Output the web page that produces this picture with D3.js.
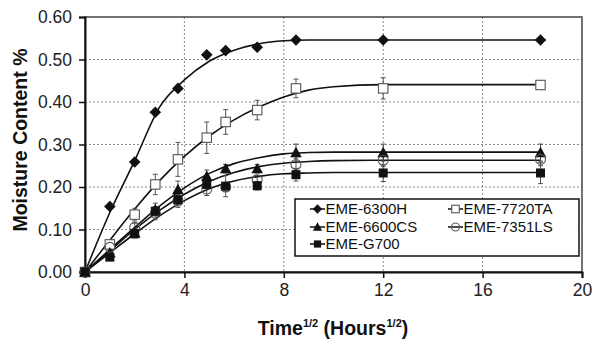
<!DOCTYPE html>
<html><head><meta charset="utf-8">
<script src="https://cdn.jsdelivr.net/npm/d3@7"></script>
<style>html,body{margin:0;padding:0;background:#fff;}svg{display:block;}</style>
</head><body>
<svg id="c" width="592" height="346"></svg>
<script>
// ---- data ----
const xValues = [0, 1, 2, 2.83, 3.74, 4.90, 5.66, 6.93, 8.49, 12, 18.33];
const seriesNames = ["EME-6300H", "EME-7720TA", "EME-6600CS", "EME-7351LS", "EME-G700"];
const m6300H  = [0, 0.154, 0.259, 0.376, 0.432, 0.511, 0.521, 0.529, 0.546, 0.546, 0.546];
const m7720TA = [0, 0.065, 0.135, 0.206, 0.265, 0.316, 0.353, 0.381, 0.432, 0.432, 0.440];
const m6600CS = [0, 0.045, 0.092, 0.147, 0.194, 0.225, 0.243, 0.243, 0.281, 0.281, 0.281];
const m7351LS = [0, 0.058, 0.105, 0.138, 0.167, 0.195, 0.200, 0.217, 0.253, 0.263, 0.265];
const mG700   = [0, 0.035, 0.090, 0.143, 0.170, 0.206, 0.202, 0.203, 0.229, 0.233, 0.233];
const e6300H  = [0, 0.004, 0.004, 0.004, 0.004, 0.004, 0.004, 0.004, 0.004, 0.004, 0.004];
const e7720TA = [0, 0.010, 0.015, 0.024, 0.040, 0.037, 0.029, 0.023, 0.022, 0.025, 0.010];
const e6600CS = [0, 0.006, 0.010, 0.015, 0.020, 0.015, 0.010, 0.010, 0.020, 0.020, 0.020];
const e7351LS = [0, 0.010, 0.010, 0.015, 0.015, 0.015, 0.010, 0.010, 0.015, 0.015, 0.015];
const eG700   = [0, 0.006, 0.010, 0.010, 0.010, 0.010, 0.025, 0.010, 0.015, 0.020, 0.025];
// fitted curves
const curveX   = [0, 1, 2, 3, 4, 5, 6, 7, 8, 9, 10, 12, 18.33];
const c6300H   = [0, 0.140, 0.262, 0.388, 0.452, 0.496, 0.522, 0.537, 0.544, 0.546, 0.546, 0.546, 0.546];
const c7720TA  = [0, 0.075, 0.148, 0.215, 0.272, 0.320, 0.358, 0.388, 0.412, 0.428, 0.436, 0.441, 0.441];
const c6600CS  = [0, 0.053, 0.105, 0.155, 0.198, 0.232, 0.255, 0.269, 0.278, 0.281, 0.282, 0.282, 0.282];
const c7351LS  = [0, 0.050, 0.100, 0.145, 0.183, 0.213, 0.234, 0.248, 0.256, 0.260, 0.262, 0.263, 0.263];
const cG700    = [0, 0.045, 0.090, 0.132, 0.168, 0.196, 0.214, 0.225, 0.231, 0.233, 0.234, 0.234, 0.234];
const xTicks = [0, 4, 8, 12, 16, 20];
const yTicks = [0, 0.1, 0.2, 0.3, 0.4, 0.5, 0.6];

// ---- layout ----
const svg = d3.select("#c");
const L = 85, R = 582, T = 17, B = 272;
const x = d3.scaleLinear().domain([0, 20]).range([L, R]);
const y = d3.scaleLinear().domain([0, 0.6]).range([B, T]);
const FONT = "'Liberation Sans', Arial, sans-serif";

const series = [
  {name: seriesNames[0], m: m6300H,  e: e6300H,  c: c6300H,  sym: "diamond"},
  {name: seriesNames[1], m: m7720TA, e: e7720TA, c: c7720TA, sym: "osquare"},
  {name: seriesNames[2], m: m6600CS, e: e6600CS, c: c6600CS, sym: "triangle"},
  {name: seriesNames[3], m: m7351LS, e: e7351LS, c: c7351LS, sym: "ocircle"},
  {name: seriesNames[4], m: mG700,   e: eG700,   c: cG700,   sym: "square"}
];

// grid
const grid = svg.append("g");
grid.selectAll("line.v").data(xTicks.slice(1, -1)).join("line")
  .attr("x1", d => x(d)).attr("x2", d => x(d)).attr("y1", T).attr("y2", B)
  .attr("stroke", "#8a8a8a").attr("stroke-width", 1).attr("stroke-dasharray", "2,2");
grid.selectAll("line.h").data(yTicks.slice(1, -1)).join("line")
  .attr("x1", L).attr("x2", R).attr("y1", d => y(d)).attr("y2", d => y(d))
  .attr("stroke", "#8a8a8a").attr("stroke-width", 1).attr("stroke-dasharray", "2,2");

// frame
svg.append("rect").attr("x", L).attr("y", T).attr("width", R - L).attr("height", B - T)
  .attr("fill", "none").attr("stroke", "#444").attr("stroke-width", 1.5);

// axes
const xAxis = svg.append("g").attr("transform", `translate(0,${B})`)
  .call(d3.axisBottom(x).tickValues(xTicks).tickFormat(d3.format("d")).tickSizeOuter(0).tickSize(6).tickPadding(6));
const yAxis = svg.append("g").attr("transform", `translate(${L},0)`)
  .call(d3.axisLeft(y).tickValues(yTicks).tickFormat(d3.format(".2f")).tickSizeOuter(0).tickSize(6).tickPadding(7));
[xAxis, yAxis].forEach(a => {
  a.select(".domain").attr("stroke", "#111").attr("stroke-width", 2);
  a.selectAll(".tick line").attr("stroke", "#111").attr("stroke-width", 1.5);
  a.selectAll(".tick text").attr("font-family", FONT).attr("font-size", 17.5).attr("fill", "#222");
});

// curves
const line = d3.line().x(d => x(d[0])).y(d => y(d[1])).curve(d3.curveMonotoneX);
series.forEach(s => {
  svg.append("path").attr("d", line(curveX.map((cx, i) => [cx, s.c[i]])))
    .attr("fill", "none").attr("stroke", "#111").attr("stroke-width", 1.6);
});

// error bars
series.forEach(s => {
  const g = svg.append("g").attr("stroke", "#444").attr("stroke-width", 0.9);
  xValues.forEach((xv, i) => {
    if (!s.e[i]) return;
    const y1 = y(s.m[i] - s.e[i]), y2 = y(s.m[i] + s.e[i]);
    g.append("line").attr("x1", x(xv)).attr("x2", x(xv)).attr("y1", y1).attr("y2", y2);
    g.append("line").attr("x1", x(xv) - 2.5).attr("x2", x(xv) + 2.5).attr("y1", y1).attr("y2", y1);
    g.append("line").attr("x1", x(xv) - 2.5).attr("x2", x(xv) + 2.5).attr("y1", y2).attr("y2", y2);
  });
});

function drawMarker(g, sym, cx, cy, k) {
  k = k || 1;
  if (sym === "diamond") {
    const r = 5.8 * k;
    g.append("path").attr("d", `M${cx},${cy - r}L${cx + r},${cy}L${cx},${cy + r}L${cx - r},${cy}Z`).attr("fill", "#111");
  } else if (sym === "osquare") {
    const h = 4.7 * k;
    g.append("rect").attr("x", cx - h).attr("y", cy - h).attr("width", 2 * h).attr("height", 2 * h)
      .attr("fill", "#fff").attr("stroke", "#555").attr("stroke-width", 1.1);
  } else if (sym === "triangle") {
    const h = 5.8 * k;
    g.append("path").attr("d", `M${cx},${cy - h}L${cx + h},${cy + h * 0.8}L${cx - h},${cy + h * 0.8}Z`).attr("fill", "#111");
  } else if (sym === "ocircle") {
    g.append("circle").attr("cx", cx).attr("cy", cy).attr("r", 5 * k)
      .attr("fill", "none").attr("stroke", "#555").attr("stroke-width", 1.1);
  } else {
    const h = 4.5 * k;
    g.append("rect").attr("x", cx - h).attr("y", cy - h).attr("width", 2 * h).attr("height", 2 * h).attr("fill", "#111");
  }
}

// markers
series.forEach(s => {
  const g = svg.append("g");
  xValues.forEach((xv, i) => drawMarker(g, s.sym, x(xv), y(s.m[i])));
});

// legend
const lg = svg.append("g");
lg.append("rect").attr("x", 295).attr("y", 199).attr("width", 284).attr("height", 57)
  .attr("fill", "#fff").attr("stroke", "#111").attr("stroke-width", 1.5);
const legPos = [[310, 209], [448, 209], [310, 227], [448, 227], [310, 244]];
series.forEach((s, i) => {
  const [lx, ly] = legPos[i];
  lg.append("line").attr("x1", lx).attr("x2", lx + 15).attr("y1", ly).attr("y2", ly)
    .attr("stroke", "#111").attr("stroke-width", 1.5);
  drawMarker(lg, s.sym, lx + 7.5, ly, 0.8);
  lg.append("text").attr("x", lx + 15.5).attr("y", ly + 5.3).text(s.name)
    .attr("font-family", FONT).attr("font-size", 15).attr("fill", "#111");
});

// axis titles
svg.append("text").attr("transform", "translate(27,140) rotate(-90)").attr("text-anchor", "middle")
  .attr("font-family", FONT).attr("font-weight", "bold").attr("font-size", 19.5).attr("fill", "#111")
  .text("Moisture Content %");
const xt = svg.append("text").attr("x", 333).attr("y", 335).attr("text-anchor", "middle")
  .attr("font-family", FONT).attr("font-weight", "bold").attr("font-size", 19.5).attr("fill", "#111");
xt.append("tspan").text("Time");
xt.append("tspan").attr("font-size", 11).attr("dy", -8).text("1/2");
xt.append("tspan").attr("dy", 8).text(" (Hours");
xt.append("tspan").attr("font-size", 11).attr("dy", -8).text("1/2");
xt.append("tspan").attr("dy", 8).text(")");
</script>
</body></html>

........

## TASK PROMPT
Among the lines of the data above, determine how many contain the word "picture". Report the number alone.

## RESPONSE TO THE EXERCISE
1